Digital records means your core VAT data must be stored electronically:
- Your business name, address and VAT registration number
- The VAT accounting scheme you use
- The VAT rate and value of each supply made and received
- The total output VAT and total input VAT for each return period
- Any adjustments to the VAT account
You must use digital links between different parts of your records. If you use a spreadsheet alongside your accounting software, the data must transfer digitally – copy-and-paste is acceptable, but retyping is not.
Recording VAT transactions
Standard purchase with VAT
When you receive a supplier invoice for £600 + £120 VAT:
| Account | Debit | Credit |
|---|---|---|
| Purchases (expense) | £600.00 | |
| Input VAT (asset) | £120.00 | |
| Accounts payable (liability) | £720.00 |
Standard sale with VAT
When you issue an invoice for £2,000 + £400 VAT:
| Account | Debit | Credit |
|---|---|---|
| Accounts receivable (asset) | £2,400.00 | |
| Sales (income) | £2,000.00 | |
| Output VAT (liability) | £400.00 |
Reverse charge transactions
For certain services received from overseas suppliers, you must account for VAT under the reverse charge mechanism. You charge yourself VAT on the purchase and simultaneously reclaim it as input VAT (if you are entitled to full recovery).
| Account | Debit | Credit |
|---|---|---|
| Purchases (expense) | £1,000.00 | |
| Input VAT (asset) | £200.00 | |
| Output VAT (liability) | £200.00 | |
| Accounts payable (liability) | £1,000.00 |
The net effect on your VAT return is nil if you have full recovery, but both the output and input VAT must appear on the return.
Partial exemption
If your business makes both taxable and exempt supplies, you cannot reclaim all your input VAT. You must apportion your input VAT using a partial exemption method.
The standard method is to calculate the proportion of taxable supplies to total supplies and apply that percentage to your residual input VAT (the input VAT that cannot be directly attributed to either taxable or exempt supplies).
If your exempt input VAT is below the de minimis limits (£625 per month on average and less than 50% of total input VAT), you can reclaim all your input VAT despite making some exempt supplies.
VAT schemes that affect bookkeeping
Flat Rate Scheme
Under the Flat Rate Scheme, you charge VAT at the standard rate on your invoices but pay HMRC a lower fixed percentage of your gross turnover. You cannot reclaim input VAT on purchases (except for capital assets over £2,000).
Your bookkeeping still needs to record the full VAT on sales invoices, but the payment to HMRC is calculated differently.
Cash Accounting Scheme
Under the Cash Accounting Scheme, you account for VAT based on when you receive or make payments, rather than when you issue or receive invoices.
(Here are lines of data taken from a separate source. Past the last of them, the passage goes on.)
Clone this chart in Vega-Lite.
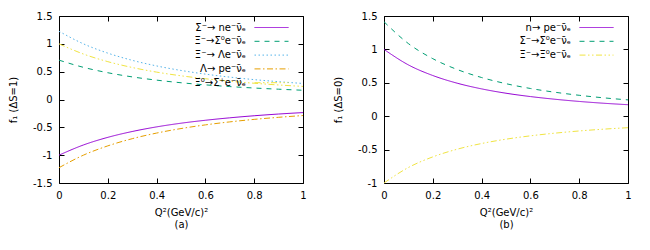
{
  "$schema": "https://vega.github.io/schema/vega-lite/v6.json",
  "padding": {"left": 7, "top": 10, "right": 5, "bottom": 0},
  "config": {
    "font": "DejaVu Sans",
    "view": {"stroke": "#000", "strokeWidth": 1},
    "axis": {
      "domain": false, "grid": false, "tickSize": -5, "tickColor": "#000", "tickWidth": 1,
      "labelColor": "#000", "titleColor": "#000", "labelFontSize": 10, "titleFontSize": 10,
      "titleFontWeight": "normal", "labelFlush": false, "labelOverlap": false, "labelPadding": 12,
      "labelExpr": "toString(datum.value)"
    },
    "legend": {"padding": 0}
  },
  "datasets": {
    "a": [
      {"q": 0, "f": -1, "s": "Σ⁻→ ne⁻ν̄ₑ"}, {"q": 0.1, "f": -0.817, "s": "Σ⁻→ ne⁻ν̄ₑ"}, {"q": 0.2, "f": -0.68, "s": "Σ⁻→ ne⁻ν̄ₑ"}, {"q": 0.3, "f": -0.575, "s": "Σ⁻→ ne⁻ν̄ₑ"}, {"q": 0.4, "f": -0.492, "s": "Σ⁻→ ne⁻ν̄ₑ"}, {"q": 0.5, "f": -0.426, "s": "Σ⁻→ ne⁻ν̄ₑ"}, {"q": 0.6, "f": -0.373, "s": "Σ⁻→ ne⁻ν̄ₑ"}, {"q": 0.7, "f": -0.329, "s": "Σ⁻→ ne⁻ν̄ₑ"}, {"q": 0.8, "f": -0.292, "s": "Σ⁻→ ne⁻ν̄ₑ"}, {"q": 0.9, "f": -0.261, "s": "Σ⁻→ ne⁻ν̄ₑ"}, {"q": 1, "f": -0.235, "s": "Σ⁻→ ne⁻ν̄ₑ"},
      {"q": 0, "f": 0.707, "s": "Ξ⁻→Σ⁰e⁻ν̄ₑ"}, {"q": 0.1, "f": 0.578, "s": "Ξ⁻→Σ⁰e⁻ν̄ₑ"}, {"q": 0.2, "f": 0.481, "s": "Ξ⁻→Σ⁰e⁻ν̄ₑ"}, {"q": 0.3, "f": 0.406, "s": "Ξ⁻→Σ⁰e⁻ν̄ₑ"}, {"q": 0.4, "f": 0.348, "s": "Ξ⁻→Σ⁰e⁻ν̄ₑ"}, {"q": 0.5, "f": 0.301, "s": "Ξ⁻→Σ⁰e⁻ν̄ₑ"}, {"q": 0.6, "f": 0.263, "s": "Ξ⁻→Σ⁰e⁻ν̄ₑ"}, {"q": 0.7, "f": 0.232, "s": "Ξ⁻→Σ⁰e⁻ν̄ₑ"}, {"q": 0.8, "f": 0.206, "s": "Ξ⁻→Σ⁰e⁻ν̄ₑ"}, {"q": 0.9, "f": 0.185, "s": "Ξ⁻→Σ⁰e⁻ν̄ₑ"}, {"q": 1, "f": 0.166, "s": "Ξ⁻→Σ⁰e⁻ν̄ₑ"},
      {"q": 0, "f": 1.225, "s": "Ξ⁻→ Λe⁻ν̄ₑ"}, {"q": 0.1, "f": 1.0, "s": "Ξ⁻→ Λe⁻ν̄ₑ"}, {"q": 0.2, "f": 0.833, "s": "Ξ⁻→ Λe⁻ν̄ₑ"}, {"q": 0.3, "f": 0.704, "s": "Ξ⁻→ Λe⁻ν̄ₑ"}, {"q": 0.4, "f": 0.603, "s": "Ξ⁻→ Λe⁻ν̄ₑ"}, {"q": 0.5, "f": 0.522, "s": "Ξ⁻→ Λe⁻ν̄ₑ"}, {"q": 0.6, "f": 0.456, "s": "Ξ⁻→ Λe⁻ν̄ₑ"}, {"q": 0.7, "f": 0.402, "s": "Ξ⁻→ Λe⁻ν̄ₑ"}, {"q": 0.8, "f": 0.357, "s": "Ξ⁻→ Λe⁻ν̄ₑ"}, {"q": 0.9, "f": 0.32, "s": "Ξ⁻→ Λe⁻ν̄ₑ"}, {"q": 1, "f": 0.288, "s": "Ξ⁻→ Λe⁻ν̄ₑ"},
      {"q": 0, "f": -1.225, "s": "Λ→ pe⁻ν̄ₑ"}, {"q": 0.1, "f": -1.0, "s": "Λ→ pe⁻ν̄ₑ"}, {"q": 0.2, "f": -0.833, "s": "Λ→ pe⁻ν̄ₑ"}, {"q": 0.3, "f": -0.704, "s": "Λ→ pe⁻ν̄ₑ"}, {"q": 0.4, "f": -0.603, "s": "Λ→ pe⁻ν̄ₑ"}, {"q": 0.5, "f": -0.522, "s": "Λ→ pe⁻ν̄ₑ"}, {"q": 0.6, "f": -0.456, "s": "Λ→ pe⁻ν̄ₑ"}, {"q": 0.7, "f": -0.402, "s": "Λ→ pe⁻ν̄ₑ"}, {"q": 0.8, "f": -0.357, "s": "Λ→ pe⁻ν̄ₑ"}, {"q": 0.9, "f": -0.32, "s": "Λ→ pe⁻ν̄ₑ"}, {"q": 1, "f": -0.288, "s": "Λ→ pe⁻ν̄ₑ"},
      {"q": 0, "f": 1, "s": "Ξ⁰→Σ⁺e⁻ν̄ₑ"}, {"q": 0.1, "f": 0.817, "s": "Ξ⁰→Σ⁺e⁻ν̄ₑ"}, {"q": 0.2, "f": 0.68, "s": "Ξ⁰→Σ⁺e⁻ν̄ₑ"}, {"q": 0.3, "f": 0.575, "s": "Ξ⁰→Σ⁺e⁻ν̄ₑ"}, {"q": 0.4, "f": 0.492, "s": "Ξ⁰→Σ⁺e⁻ν̄ₑ"}, {"q": 0.5, "f": 0.426, "s": "Ξ⁰→Σ⁺e⁻ν̄ₑ"}, {"q": 0.6, "f": 0.373, "s": "Ξ⁰→Σ⁺e⁻ν̄ₑ"}, {"q": 0.7, "f": 0.329, "s": "Ξ⁰→Σ⁺e⁻ν̄ₑ"}, {"q": 0.8, "f": 0.292, "s": "Ξ⁰→Σ⁺e⁻ν̄ₑ"}, {"q": 0.9, "f": 0.261, "s": "Ξ⁰→Σ⁺e⁻ν̄ₑ"}, {"q": 1, "f": 0.235, "s": "Ξ⁰→Σ⁺e⁻ν̄ₑ"}
    ],
    "b": [
      {"q": 0, "f": 1, "s": "n→ pe⁻ν̄ₑ"}, {"q": 0.1, "f": 0.768, "s": "n→ pe⁻ν̄ₑ"}, {"q": 0.2, "f": 0.609, "s": "n→ pe⁻ν̄ₑ"}, {"q": 0.3, "f": 0.494, "s": "n→ pe⁻ν̄ₑ"}, {"q": 0.4, "f": 0.409, "s": "n→ pe⁻ν̄ₑ"}, {"q": 0.5, "f": 0.344, "s": "n→ pe⁻ν̄ₑ"}, {"q": 0.6, "f": 0.294, "s": "n→ pe⁻ν̄ₑ"}, {"q": 0.7, "f": 0.254, "s": "n→ pe⁻ν̄ₑ"}, {"q": 0.8, "f": 0.221, "s": "n→ pe⁻ν̄ₑ"}, {"q": 0.9, "f": 0.194, "s": "n→ pe⁻ν̄ₑ"}, {"q": 1, "f": 0.172, "s": "n→ pe⁻ν̄ₑ"},
      {"q": 0, "f": 1.414, "s": "Σ⁻→Σ⁰e⁻ν̄ₑ"}, {"q": 0.1, "f": 1.087, "s": "Σ⁻→Σ⁰e⁻ν̄ₑ"}, {"q": 0.2, "f": 0.861, "s": "Σ⁻→Σ⁰e⁻ν̄ₑ"}, {"q": 0.3, "f": 0.699, "s": "Σ⁻→Σ⁰e⁻ν̄ₑ"}, {"q": 0.4, "f": 0.579, "s": "Σ⁻→Σ⁰e⁻ν̄ₑ"}, {"q": 0.5, "f": 0.487, "s": "Σ⁻→Σ⁰e⁻ν̄ₑ"}, {"q": 0.6, "f": 0.415, "s": "Σ⁻→Σ⁰e⁻ν̄ₑ"}, {"q": 0.7, "f": 0.359, "s": "Σ⁻→Σ⁰e⁻ν̄ₑ"}, {"q": 0.8, "f": 0.313, "s": "Σ⁻→Σ⁰e⁻ν̄ₑ"}, {"q": 0.9, "f": 0.275, "s": "Σ⁻→Σ⁰e⁻ν̄ₑ"}, {"q": 1, "f": 0.244, "s": "Σ⁻→Σ⁰e⁻ν̄ₑ"},
      {"q": 0, "f": -1, "s": "Ξ⁻→Ξ⁰e⁻ν̄ₑ"}, {"q": 0.1, "f": -0.768, "s": "Ξ⁻→Ξ⁰e⁻ν̄ₑ"}, {"q": 0.2, "f": -0.609, "s": "Ξ⁻→Ξ⁰e⁻ν̄ₑ"}, {"q": 0.3, "f": -0.494, "s": "Ξ⁻→Ξ⁰e⁻ν̄ₑ"}, {"q": 0.4, "f": -0.409, "s": "Ξ⁻→Ξ⁰e⁻ν̄ₑ"}, {"q": 0.5, "f": -0.344, "s": "Ξ⁻→Ξ⁰e⁻ν̄ₑ"}, {"q": 0.6, "f": -0.294, "s": "Ξ⁻→Ξ⁰e⁻ν̄ₑ"}, {"q": 0.7, "f": -0.254, "s": "Ξ⁻→Ξ⁰e⁻ν̄ₑ"}, {"q": 0.8, "f": -0.221, "s": "Ξ⁻→Ξ⁰e⁻ν̄ₑ"}, {"q": 0.9, "f": -0.194, "s": "Ξ⁻→Ξ⁰e⁻ν̄ₑ"}, {"q": 1, "f": -0.172, "s": "Ξ⁻→Ξ⁰e⁻ν̄ₑ"}
    ]
  },
  "spacing": 25,
  "resolve": {"scale": {"x": "independent", "y": "independent", "color": "independent", "strokeDash": "independent"}},
  "hconcat": [
    {
      "width": 244, "height": 167,
      "data": {"name": "a"},
      "resolve": {"axis": {"x": "independent", "y": "independent"}},
      "layer": [
        {
          "mark": {"type": "line", "strokeWidth": 1, "interpolate": "monotone"},
          "encoding": {
            "x": {"field": "q", "type": "quantitative", "scale": {"domain": [0, 1], "nice": false},
                  "axis": {"values": [0, 0.2, 0.4, 0.6, 0.8, 1], "title": ["Q²(GeV/c)²", "(a)"], "titlePadding": 7}},
            "y": {"field": "f", "type": "quantitative", "scale": {"domain": [-1.5, 1.5], "nice": false},
                  "axis": {"values": [-1.5, -1, -0.5, 0, 0.5, 1, 1.5], "title": "f₁ (ΔS=1)", "titlePadding": 14}},
            "color": {"field": "s", "type": "nominal",
                      "scale": {"domain": ["Σ⁻→ ne⁻ν̄ₑ", "Ξ⁻→Σ⁰e⁻ν̄ₑ", "Ξ⁻→ Λe⁻ν̄ₑ", "Λ→ pe⁻ν̄ₑ", "Ξ⁰→Σ⁺e⁻ν̄ₑ"],
                                "range": ["#9400d3", "#009e73", "#56b4e9", "#e69f00", "#f0e442"]},
                      "legend": {"title": null, "orient": "none", "legendX": 207, "legendY": 6,
                                 "symbolType": "M-3.4,0H3.4", "symbolSize": 100, "symbolStrokeWidth": 1,
                                 "labelAlign": "right", "labelOffset": -31, "labelFontSize": 10, "labelLimit": 200,
                                 "rowPadding": 2.8, "labelColor": "#000"}},
            "strokeDash": {"field": "s", "type": "nominal",
                           "scale": {"domain": ["Σ⁻→ ne⁻ν̄ₑ", "Ξ⁻→Σ⁰e⁻ν̄ₑ", "Ξ⁻→ Λe⁻ν̄ₑ", "Λ→ pe⁻ν̄ₑ", "Ξ⁰→Σ⁺e⁻ν̄ₑ"],
                                     "range": [[1, 0], [5, 5], [1.5, 2.5], [6, 2.5, 1.5, 2.5], [6, 2.5, 1.5, 2.5, 1.5, 2.5]]},
                           "legend": {"title": null, "orient": "none", "legendX": 207, "legendY": 6,
                                      "symbolType": "M-3.4,0H3.4", "symbolSize": 100, "symbolStrokeWidth": 1,
                                      "labelAlign": "right", "labelOffset": -31, "labelFontSize": 10, "labelLimit": 200,
                                      "rowPadding": 2.8, "labelColor": "#000"}}
          }
        },
        {
          "mark": {"type": "point", "opacity": 0},
          "encoding": {
            "x": {"field": "q", "type": "quantitative", "axis": {"orient": "top", "values": [0, 0.2, 0.4, 0.6, 0.8, 1], "labels": false, "title": null}},
            "y": {"field": "f", "type": "quantitative", "axis": {"orient": "right", "values": [-1.5, -1, -0.5, 0, 0.5, 1, 1.5], "labels": false, "title": null}}
          }
        }
      ]
    },
    {
      "width": 244, "height": 167,
      "data": {"name": "b"},
      "resolve": {"axis": {"x": "independent", "y": "independent"}},
      "layer": [
        {
          "mark": {"type": "line", "strokeWidth": 1, "interpolate": "monotone"},
          "encoding": {
            "x": {"field": "q", "type": "quantitative", "scale": {"domain": [0, 1], "nice": false},
                  "axis": {"values": [0, 0.2, 0.4, 0.6, 0.8, 1], "title": ["Q²(GeV/c)²", "(b)"], "titlePadding": 7}},
            "y": {"field": "f", "type": "quantitative", "scale": {"domain": [-1, 1.5], "nice": false},
                  "axis": {"values": [-1, -0.5, 0, 0.5, 1, 1.5], "title": "f₁ (ΔS=0)", "titlePadding": 14}},
            "color": {"field": "s", "type": "nominal",
                      "scale": {"domain": ["n→ pe⁻ν̄ₑ", "Σ⁻→Σ⁰e⁻ν̄ₑ", "Ξ⁻→Ξ⁰e⁻ν̄ₑ"],
                                "range": ["#9400d3", "#009e73", "#f0e442"]},
                      "legend": {"title": null, "orient": "none", "legendX": 207, "legendY": 6,
                                 "symbolType": "M-3.4,0H3.4", "symbolSize": 100, "symbolStrokeWidth": 1,
                                 "labelAlign": "right", "labelOffset": -31, "labelFontSize": 10, "labelLimit": 200,
                                 "rowPadding": 2.8, "labelColor": "#000"}},
            "strokeDash": {"field": "s", "type": "nominal",
                           "scale": {"domain": ["n→ pe⁻ν̄ₑ", "Σ⁻→Σ⁰e⁻ν̄ₑ", "Ξ⁻→Ξ⁰e⁻ν̄ₑ"],
                                     "range": [[1, 0], [5, 5], [6, 2.5, 1.5, 2.5, 1.5, 2.5]]},
                           "legend": {"title": null, "orient": "none", "legendX": 207, "legendY": 6,
                                      "symbolType": "M-3.4,0H3.4", "symbolSize": 100, "symbolStrokeWidth": 1,
                                      "labelAlign": "right", "labelOffset": -31, "labelFontSize": 10, "labelLimit": 200,
                                      "rowPadding": 2.8, "labelColor": "#000"}}
          }
        },
        {
          "mark": {"type": "point", "opacity": 0},
          "encoding": {
            "x": {"field": "q", "type": "quantitative", "axis": {"orient": "top", "values": [0, 0.2, 0.4, 0.6, 0.8, 1], "labels": false, "title": null}},
            "y": {"field": "f", "type": "quantitative", "axis": {"orient": "right", "values": [-1, -0.5, 0, 0.5, 1, 1.5], "labels": false, "title": null}}
          }
        }
      ]
    }
  ]
}
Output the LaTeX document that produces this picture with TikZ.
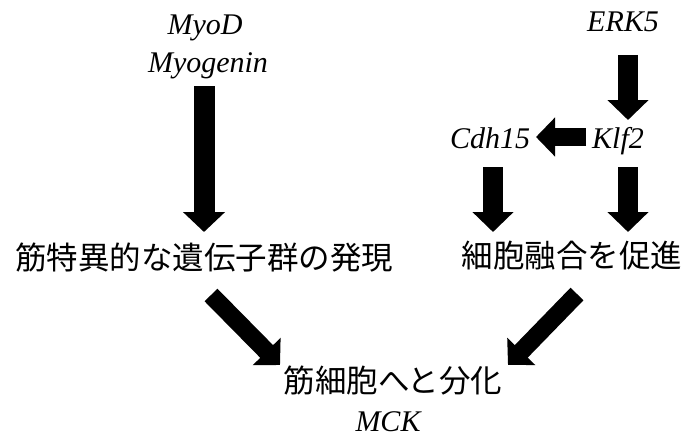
\documentclass[tikz,border=0pt]{standalone}
\usepackage{fontspec}
\setmainfont{Liberation Serif}
\newfontfamily\jpfont{Noto Sans CJK JP}
\usetikzlibrary{arrows.meta}
\begin{document}
\begin{tikzpicture}[x=1pt,y=-1pt,
  gene/.style={font=\fontsize{30}{33}\selectfont\itshape, anchor=base, inner sep=0pt},
  jptext/.style={font=\jpfont\fontsize{31.5}{36}\selectfont, inner sep=0pt, anchor=center},
  bigarrow/.style={draw=black, line width=20pt, -{Triangle[width=40pt,length=20pt]}},
  midarrow/.style={draw=black, line width=18pt, -{Triangle[width=38pt,length=19pt]}}]
\useasboundingbox[fill=white] (0,0) rectangle (685,436);
% texts
\node[gene] (myod) at (205,35) {MyoD};
\node[gene] (myog) at (208,73) {Myogenin};
\node[gene] (erk5) at (623,32) {ERK5};
\node[gene] (klf2) at (618,148) {Klf2};
\node[gene] (cdh15) at (490,148) {Cdh15};
\node[jptext] (expr) at (204,258) {筋特異的な遺伝子群の発現};
\node[jptext] (fuse) at (572,256) {細胞融合を促進};
\node[jptext] (diff) at (393,381) {筋細胞へと分化};
\node[gene] (mck) at (388,431) {MCK};
% arrow end points
\coordinate (a1s) at (204,86);  \coordinate (a1e) at (204,232);
\coordinate (a2s) at (628,55);  \coordinate (a2e) at (628,120);
\coordinate (a3s) at (586,137); \coordinate (a3e) at (536,137);
\coordinate (a4s) at (493,167); \coordinate (a4e) at (493,232);
\coordinate (a5s) at (628,167); \coordinate (a5e) at (628,232);
\coordinate (a6s) at (211,295); \coordinate (a6e) at (280,365);
\coordinate (a7s) at (577,294); \coordinate (a7e) at (508,365);
% arrows
\draw[bigarrow, line width=21pt, -{Triangle[width=41pt,length=20pt]}] (a1s) -- (a1e);
\draw[bigarrow] (a2s) -- (a2e);
\draw[midarrow] (a3s) -- (a3e);
\draw[bigarrow] (a4s) -- (a4e);
\draw[bigarrow] (a5s) -- (a5e);
\draw[midarrow] (a6s) -- (a6e);
\draw[midarrow] (a7s) -- (a7e);
\end{tikzpicture}
\end{document}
This can improve cash flow if your customers are slow to pay.
Your records must still show the invoice date and the payment date so the correct VAT period can be determined.
Annual Accounting Scheme
You submit one VAT return per year instead of four, making interim payments during the year based on estimated VAT liability. The final return settles any difference.
Common VAT bookkeeping mistakes
- Reclaiming VAT without a valid invoice – you need a VAT invoice showing the supplier’s VAT number
- Applying the wrong VAT rate – check each supply carefully, especially food and drink
- Not accounting for reverse charge – missing this on overseas purchases means your VAT return is wrong
- Claiming VAT on exempt items – business entertainment, insurance and financial services are common traps
- Not reconciling the VAT account – compare your VAT return figures to your accounting records before filing
- Late filing – VAT return deadlines are strict and penalties apply from the first default under the new points-based system
- Mixing zero-rated and exempt – they look similar but have very different consequences for input VAT recovery
Record retention
VAT records must be kept for 6 years from the date of the transaction. For the VAT Mini One Stop Shop (MOSS), the retention period is 10 years. See our records retention guide for full details.